(Given exercise):
Exactly as written, write out the lines below from the first to the one containing "import plotly.graph_objects as go", inclusive. Pictures do not belong in the copy.

(Dataset extract):
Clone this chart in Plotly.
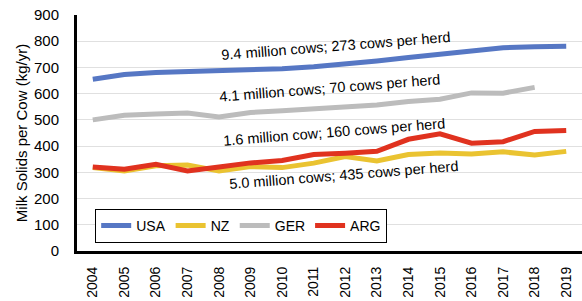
import plotly.graph_objects as go

years = [str(y) for y in range(2004, 2020)]
usa = [655, 673, 681, 685, 687, 690, 695, 703, 712, 725, 738, 750, 762, 775, 779, 781]
nz = [318, 305, 325, 328, 305, 322, 318, 335, 360, 343, 368, 374, 370, 378, 366, 380]
ger = [500, 518, 522, 526, 511, 528, 535, 542, 551, 557, 570, 579, 603, 602, 624, None]
arg = [320, 312, 331, 305, 320, 336, 345, 368, 373, 380, 426, 447, 411, 417, 456, 460]

series = [("USA", usa, "#5677C4"), ("NZ", nz, "#EAC331"), ("GER", ger, "#BCBCBC"), ("ARG", arg, "#E0321F")]

labels = [
    ("9.4 million cows; 273 cows per herd", 7.7, 783),
    ("4.1 million cows; 70 cows per herd", 7.5, 620),
    ("1.6 million cow; 160 cows per herd", 7.65, 452),
    ("5.0 million cows; 435 cows per herd", 7.95, 288),
]

fig = go.Figure()
for name, vals, col in series:
    fig.add_trace(go.Scatter(x=years, y=vals, mode="lines", name=name,
                             line=dict(color=col, width=5)))

for text, xi, yv in labels:
    fig.add_annotation(x=xi, y=yv, xref="x", yref="y", text=text, showarrow=False,
                       textangle=-4.5, font=dict(size=14.5, color="black"))

fig.update_layout(
    width=582, height=301,
    margin=dict(l=77, r=0, t=15, b=50),
    paper_bgcolor="white", plot_bgcolor="white",
    font=dict(family="Liberation Sans, Arial, sans-serif", size=14, color="black"),
    showlegend=True,
    legend=dict(orientation="h", x=0.036, y=0.178, xanchor="left", yanchor="top",
                bordercolor="black", borderwidth=1, bgcolor="white",
                font=dict(size=14), itemwidth=30, tracegroupgap=0),
)
fig.update_xaxes(type="category", range=[-0.5, 15.5], showline=True, linecolor="black",
                 linewidth=3, tickangle=-90, showgrid=False, ticks="", ticklabelstandoff=7,
                 tickfont=dict(size=14), automargin=False)
fig.update_yaxes(range=[0, 900], dtick=100, showline=True, linecolor="black", linewidth=3,
                 showgrid=True, gridcolor="#E0E0E0", gridwidth=1, ticks="", ticklabelstandoff=12,
                 zeroline=False, tickfont=dict(size=15), automargin=False,
                 title=dict(text="Milk Solids per Cow (kg/yr)", font=dict(size=15), standoff=3))

fig.write_html("out.html", config={"displayModeBar": False},
               post_script="document.body.style.margin='0';document.body.style.overflow='hidden';")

(Expected answer):
Clone this chart in Plotly.
import plotly.graph_objects as go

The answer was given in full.